▸ **What the exercise asks**
Filter the entries below, keeping only lines with the word "script".

(Charts and diagrams as code)
>> Begin

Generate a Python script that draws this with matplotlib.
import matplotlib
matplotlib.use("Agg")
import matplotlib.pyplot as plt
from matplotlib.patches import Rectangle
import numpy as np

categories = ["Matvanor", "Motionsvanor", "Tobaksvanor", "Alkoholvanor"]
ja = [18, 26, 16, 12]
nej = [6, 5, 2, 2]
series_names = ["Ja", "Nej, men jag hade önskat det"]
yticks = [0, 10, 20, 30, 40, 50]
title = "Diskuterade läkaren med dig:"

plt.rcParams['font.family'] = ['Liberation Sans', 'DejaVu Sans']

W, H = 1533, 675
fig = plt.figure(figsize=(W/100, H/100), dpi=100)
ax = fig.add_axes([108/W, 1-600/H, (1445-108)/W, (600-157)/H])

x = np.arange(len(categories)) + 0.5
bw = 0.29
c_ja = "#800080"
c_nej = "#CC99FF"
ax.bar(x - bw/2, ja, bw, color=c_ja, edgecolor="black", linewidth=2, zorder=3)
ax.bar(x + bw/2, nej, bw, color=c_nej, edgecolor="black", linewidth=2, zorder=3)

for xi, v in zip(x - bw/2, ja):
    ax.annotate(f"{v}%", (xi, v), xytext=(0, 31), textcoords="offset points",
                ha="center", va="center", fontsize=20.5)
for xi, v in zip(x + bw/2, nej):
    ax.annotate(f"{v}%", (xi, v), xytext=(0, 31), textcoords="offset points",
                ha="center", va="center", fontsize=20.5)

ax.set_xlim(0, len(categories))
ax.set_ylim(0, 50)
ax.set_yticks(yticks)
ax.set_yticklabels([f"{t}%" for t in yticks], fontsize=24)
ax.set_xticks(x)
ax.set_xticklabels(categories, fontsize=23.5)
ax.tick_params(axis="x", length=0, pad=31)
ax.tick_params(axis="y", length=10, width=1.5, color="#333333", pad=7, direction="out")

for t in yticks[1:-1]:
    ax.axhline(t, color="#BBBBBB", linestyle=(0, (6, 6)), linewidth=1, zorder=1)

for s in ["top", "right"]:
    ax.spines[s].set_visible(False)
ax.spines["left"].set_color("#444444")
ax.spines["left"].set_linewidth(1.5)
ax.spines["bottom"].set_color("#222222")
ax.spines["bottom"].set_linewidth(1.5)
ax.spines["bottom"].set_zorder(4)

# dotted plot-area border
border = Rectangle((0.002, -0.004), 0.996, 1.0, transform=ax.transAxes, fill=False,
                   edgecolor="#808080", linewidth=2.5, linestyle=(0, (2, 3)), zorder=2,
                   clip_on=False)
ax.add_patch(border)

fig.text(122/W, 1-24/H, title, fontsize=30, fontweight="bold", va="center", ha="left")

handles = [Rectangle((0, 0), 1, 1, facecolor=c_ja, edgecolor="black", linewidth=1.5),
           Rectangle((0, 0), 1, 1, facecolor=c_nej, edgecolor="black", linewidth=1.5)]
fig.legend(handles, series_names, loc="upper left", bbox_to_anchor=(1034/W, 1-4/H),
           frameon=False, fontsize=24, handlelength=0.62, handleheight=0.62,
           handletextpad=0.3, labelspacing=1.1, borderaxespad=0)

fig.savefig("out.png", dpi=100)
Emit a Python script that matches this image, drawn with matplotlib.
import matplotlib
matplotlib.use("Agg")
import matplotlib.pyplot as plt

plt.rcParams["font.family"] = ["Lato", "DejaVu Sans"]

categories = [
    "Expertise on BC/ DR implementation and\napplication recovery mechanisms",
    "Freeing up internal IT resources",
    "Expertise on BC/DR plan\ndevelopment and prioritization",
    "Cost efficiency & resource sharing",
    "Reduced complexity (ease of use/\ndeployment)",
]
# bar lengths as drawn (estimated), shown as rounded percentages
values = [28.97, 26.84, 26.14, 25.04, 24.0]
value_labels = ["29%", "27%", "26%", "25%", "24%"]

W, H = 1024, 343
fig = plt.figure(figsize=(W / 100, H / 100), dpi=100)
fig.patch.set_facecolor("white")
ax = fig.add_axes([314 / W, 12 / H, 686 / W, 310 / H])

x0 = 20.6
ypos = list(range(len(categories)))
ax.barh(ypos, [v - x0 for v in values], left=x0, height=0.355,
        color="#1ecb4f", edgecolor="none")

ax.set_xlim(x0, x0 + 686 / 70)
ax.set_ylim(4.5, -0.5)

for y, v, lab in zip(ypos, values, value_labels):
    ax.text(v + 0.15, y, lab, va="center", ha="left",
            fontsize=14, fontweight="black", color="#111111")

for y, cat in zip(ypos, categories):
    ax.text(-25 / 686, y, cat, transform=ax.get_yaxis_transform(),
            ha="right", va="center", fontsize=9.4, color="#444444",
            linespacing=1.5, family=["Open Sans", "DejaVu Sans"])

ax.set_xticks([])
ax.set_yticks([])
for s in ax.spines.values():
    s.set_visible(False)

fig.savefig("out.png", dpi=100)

>> End
>> Begin

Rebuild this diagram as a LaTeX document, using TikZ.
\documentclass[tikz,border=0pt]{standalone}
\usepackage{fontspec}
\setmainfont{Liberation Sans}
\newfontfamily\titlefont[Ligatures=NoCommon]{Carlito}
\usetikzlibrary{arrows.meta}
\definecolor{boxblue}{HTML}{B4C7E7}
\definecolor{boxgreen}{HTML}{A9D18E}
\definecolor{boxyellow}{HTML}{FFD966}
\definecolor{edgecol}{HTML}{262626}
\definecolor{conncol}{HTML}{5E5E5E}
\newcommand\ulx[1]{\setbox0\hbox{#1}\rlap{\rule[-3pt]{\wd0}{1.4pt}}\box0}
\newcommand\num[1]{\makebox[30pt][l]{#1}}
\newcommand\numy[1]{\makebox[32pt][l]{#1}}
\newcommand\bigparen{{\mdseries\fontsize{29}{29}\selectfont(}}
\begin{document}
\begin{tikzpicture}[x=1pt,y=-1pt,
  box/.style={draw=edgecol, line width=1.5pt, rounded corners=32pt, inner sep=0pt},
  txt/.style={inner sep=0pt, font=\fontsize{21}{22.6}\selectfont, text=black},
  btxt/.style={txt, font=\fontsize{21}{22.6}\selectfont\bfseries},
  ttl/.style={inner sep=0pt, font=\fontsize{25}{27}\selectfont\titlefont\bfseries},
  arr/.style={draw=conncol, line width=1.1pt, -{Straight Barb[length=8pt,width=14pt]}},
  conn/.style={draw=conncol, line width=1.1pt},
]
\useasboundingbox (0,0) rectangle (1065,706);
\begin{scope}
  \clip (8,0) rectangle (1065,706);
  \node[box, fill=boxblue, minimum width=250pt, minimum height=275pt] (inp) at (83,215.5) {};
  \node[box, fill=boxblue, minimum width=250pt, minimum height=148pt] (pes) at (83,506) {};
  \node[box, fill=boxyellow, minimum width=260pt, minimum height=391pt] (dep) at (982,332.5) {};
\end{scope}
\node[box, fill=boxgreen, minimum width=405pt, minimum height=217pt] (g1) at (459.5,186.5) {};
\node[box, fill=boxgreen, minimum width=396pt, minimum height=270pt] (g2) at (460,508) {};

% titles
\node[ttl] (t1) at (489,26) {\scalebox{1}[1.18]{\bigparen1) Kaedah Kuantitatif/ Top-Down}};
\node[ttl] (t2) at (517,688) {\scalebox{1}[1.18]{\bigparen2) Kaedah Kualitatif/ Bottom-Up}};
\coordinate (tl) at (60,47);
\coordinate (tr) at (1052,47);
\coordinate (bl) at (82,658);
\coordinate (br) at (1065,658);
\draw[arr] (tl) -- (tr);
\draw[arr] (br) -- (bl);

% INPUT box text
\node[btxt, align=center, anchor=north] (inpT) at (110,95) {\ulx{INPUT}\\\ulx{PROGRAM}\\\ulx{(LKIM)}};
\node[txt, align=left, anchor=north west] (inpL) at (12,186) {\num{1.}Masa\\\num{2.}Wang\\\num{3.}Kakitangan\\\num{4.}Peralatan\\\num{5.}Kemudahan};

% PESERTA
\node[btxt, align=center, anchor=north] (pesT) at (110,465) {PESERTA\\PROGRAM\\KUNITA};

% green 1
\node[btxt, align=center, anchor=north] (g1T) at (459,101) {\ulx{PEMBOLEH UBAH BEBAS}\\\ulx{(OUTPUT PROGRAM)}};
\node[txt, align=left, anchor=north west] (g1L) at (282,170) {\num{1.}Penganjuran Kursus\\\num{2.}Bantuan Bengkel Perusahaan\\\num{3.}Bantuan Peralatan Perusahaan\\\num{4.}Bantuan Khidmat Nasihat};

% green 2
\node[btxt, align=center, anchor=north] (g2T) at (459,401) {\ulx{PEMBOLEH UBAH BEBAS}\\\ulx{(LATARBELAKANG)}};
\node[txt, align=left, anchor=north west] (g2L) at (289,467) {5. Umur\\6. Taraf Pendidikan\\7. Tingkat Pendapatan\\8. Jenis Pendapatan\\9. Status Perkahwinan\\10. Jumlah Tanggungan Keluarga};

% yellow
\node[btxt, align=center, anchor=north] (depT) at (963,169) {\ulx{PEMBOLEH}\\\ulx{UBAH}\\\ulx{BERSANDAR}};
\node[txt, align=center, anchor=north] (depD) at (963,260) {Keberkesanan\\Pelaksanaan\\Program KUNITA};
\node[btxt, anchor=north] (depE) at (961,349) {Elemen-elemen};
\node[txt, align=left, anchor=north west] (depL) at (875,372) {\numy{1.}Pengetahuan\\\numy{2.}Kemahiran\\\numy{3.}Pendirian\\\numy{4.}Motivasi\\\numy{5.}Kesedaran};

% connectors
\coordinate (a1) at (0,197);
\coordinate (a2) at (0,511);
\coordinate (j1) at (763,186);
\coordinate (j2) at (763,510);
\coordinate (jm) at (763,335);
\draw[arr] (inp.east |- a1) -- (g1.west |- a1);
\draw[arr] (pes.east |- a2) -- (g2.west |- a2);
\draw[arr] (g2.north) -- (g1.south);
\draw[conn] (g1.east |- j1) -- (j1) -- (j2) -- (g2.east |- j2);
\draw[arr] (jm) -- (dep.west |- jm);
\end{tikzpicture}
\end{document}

>> End

▸ **Task response**
Generate a Python script that draws this with matplotlib.
Emit a Python script that matches this image, drawn with matplotlib.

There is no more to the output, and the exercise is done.